*Exercise task*
Copy out the listing that follows exactly, dropping every picture.

*Collected data*
— Start —

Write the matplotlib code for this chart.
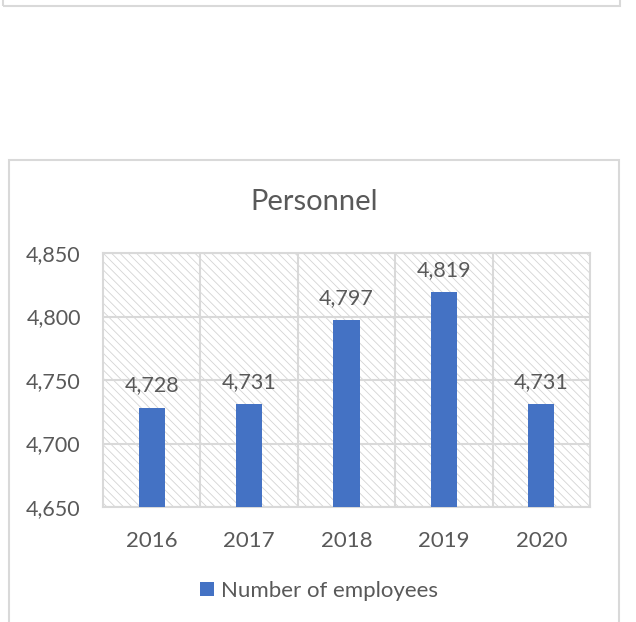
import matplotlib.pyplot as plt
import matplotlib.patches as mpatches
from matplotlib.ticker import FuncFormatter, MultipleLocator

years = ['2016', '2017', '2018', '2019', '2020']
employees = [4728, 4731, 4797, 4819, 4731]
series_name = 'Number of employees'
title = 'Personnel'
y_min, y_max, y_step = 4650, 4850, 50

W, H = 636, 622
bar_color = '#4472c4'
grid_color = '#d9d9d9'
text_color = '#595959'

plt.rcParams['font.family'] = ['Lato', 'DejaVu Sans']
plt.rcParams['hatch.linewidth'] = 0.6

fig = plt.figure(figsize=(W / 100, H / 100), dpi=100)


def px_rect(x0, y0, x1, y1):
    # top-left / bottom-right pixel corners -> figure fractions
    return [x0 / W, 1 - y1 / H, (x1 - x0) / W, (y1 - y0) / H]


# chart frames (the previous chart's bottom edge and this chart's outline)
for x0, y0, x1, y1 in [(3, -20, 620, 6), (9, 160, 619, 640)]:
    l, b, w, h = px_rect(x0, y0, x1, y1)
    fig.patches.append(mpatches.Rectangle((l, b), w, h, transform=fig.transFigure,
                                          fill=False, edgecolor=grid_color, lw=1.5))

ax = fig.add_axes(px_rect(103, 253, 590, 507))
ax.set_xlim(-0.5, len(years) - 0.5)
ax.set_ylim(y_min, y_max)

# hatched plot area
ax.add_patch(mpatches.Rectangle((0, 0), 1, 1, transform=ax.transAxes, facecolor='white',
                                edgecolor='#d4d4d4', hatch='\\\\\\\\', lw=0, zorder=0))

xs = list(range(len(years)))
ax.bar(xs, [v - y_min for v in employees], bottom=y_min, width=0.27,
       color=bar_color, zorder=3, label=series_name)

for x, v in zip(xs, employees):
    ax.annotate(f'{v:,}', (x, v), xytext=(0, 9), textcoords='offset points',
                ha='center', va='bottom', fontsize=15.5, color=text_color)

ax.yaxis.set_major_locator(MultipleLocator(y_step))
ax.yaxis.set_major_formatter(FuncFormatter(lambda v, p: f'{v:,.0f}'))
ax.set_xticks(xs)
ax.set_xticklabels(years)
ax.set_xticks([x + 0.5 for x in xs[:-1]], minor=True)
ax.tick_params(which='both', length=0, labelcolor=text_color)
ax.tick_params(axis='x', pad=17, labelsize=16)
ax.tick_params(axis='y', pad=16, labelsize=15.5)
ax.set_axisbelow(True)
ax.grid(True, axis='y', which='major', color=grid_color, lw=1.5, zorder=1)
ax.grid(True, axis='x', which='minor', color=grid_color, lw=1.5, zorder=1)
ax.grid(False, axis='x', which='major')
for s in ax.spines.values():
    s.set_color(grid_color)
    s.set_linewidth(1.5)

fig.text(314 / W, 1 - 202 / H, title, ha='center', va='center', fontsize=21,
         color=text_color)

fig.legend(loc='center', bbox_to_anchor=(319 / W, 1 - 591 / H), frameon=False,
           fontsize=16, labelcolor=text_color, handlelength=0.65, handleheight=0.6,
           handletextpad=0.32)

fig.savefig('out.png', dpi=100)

— End —

*The output*
Write the matplotlib code for this chart.
import matplotlib.pyplot as plt
import matplotlib.patches as mpatches
from matplotlib.ticker import FuncFormatter, MultipleLocator

years = ['2016', '2017', '2018', '2019', '2020']
employees = [4728, 4731, 4797, 4819, 4731]
series_name = 'Number of employees'
title = 'Personnel'
y_min, y_max, y_step = 4650, 4850, 50

W, H = 636, 622
bar_color = '#4472c4'
grid_color = '#d9d9d9'
text_color = '#595959'

plt.rcParams['font.family'] = ['Lato', 'DejaVu Sans']
plt.rcParams['hatch.linewidth'] = 0.6

fig = plt.figure(figsize=(W / 100, H / 100), dpi=100)


def px_rect(x0, y0, x1, y1):
    # top-left / bottom-right pixel corners -> figure fractions
    return [x0 / W, 1 - y1 / H, (x1 - x0) / W, (y1 - y0) / H]


# chart frames (the previous chart's bottom edge and this chart's outline)
for x0, y0, x1, y1 in [(3, -20, 620, 6), (9, 160, 619, 640)]:
    l, b, w, h = px_rect(x0, y0, x1, y1)
    fig.patches.append(mpatches.Rectangle((l, b), w, h, transform=fig.transFigure,
                                          fill=False, edgecolor=grid_color, lw=1.5))

ax = fig.add_axes(px_rect(103, 253, 590, 507))
ax.set_xlim(-0.5, len(years) - 0.5)
ax.set_ylim(y_min, y_max)

# hatched plot area
ax.add_patch(mpatches.Rectangle((0, 0), 1, 1, transform=ax.transAxes, facecolor='white',
                                edgecolor='#d4d4d4', hatch='\\\\\\\\', lw=0, zorder=0))

xs = list(range(len(years)))
ax.bar(xs, [v - y_min for v in employees], bottom=y_min, width=0.27,
       color=bar_color, zorder=3, label=series_name)

for x, v in zip(xs, employees):
    ax.annotate(f'{v:,}', (x, v), xytext=(0, 9), textcoords='offset points',
                ha='center', va='bottom', fontsize=15.5, color=text_color)

ax.yaxis.set_major_locator(MultipleLocator(y_step))
ax.yaxis.set_major_formatter(FuncFormatter(lambda v, p: f'{v:,.0f}'))
ax.set_xticks(xs)
ax.set_xticklabels(years)
ax.set_xticks([x + 0.5 for x in xs[:-1]], minor=True)
ax.tick_params(which='both', length=0, labelcolor=text_color)
ax.tick_params(axis='x', pad=17, labelsize=16)
ax.tick_params(axis='y', pad=16, labelsize=15.5)
ax.set_axisbelow(True)
ax.grid(True, axis='y', which='major', color=grid_color, lw=1.5, zorder=1)
ax.grid(True, axis='x', which='minor', color=grid_color, lw=1.5, zorder=1)
ax.grid(False, axis='x', which='major')
for s in ax.spines.values():
    s.set_color(grid_color)
    s.set_linewidth(1.5)

fig.text(314 / W, 1 - 202 / H, title, ha='center', va='center', fontsize=21,
         color=text_color)

fig.legend(loc='center', bbox_to_anchor=(319 / W, 1 - 591 / H), frameon=False,
           fontsize=16, labelcolor=text_color, handlelength=0.65, handleheight=0.6,
           handletextpad=0.32)

fig.savefig('out.png', dpi=100)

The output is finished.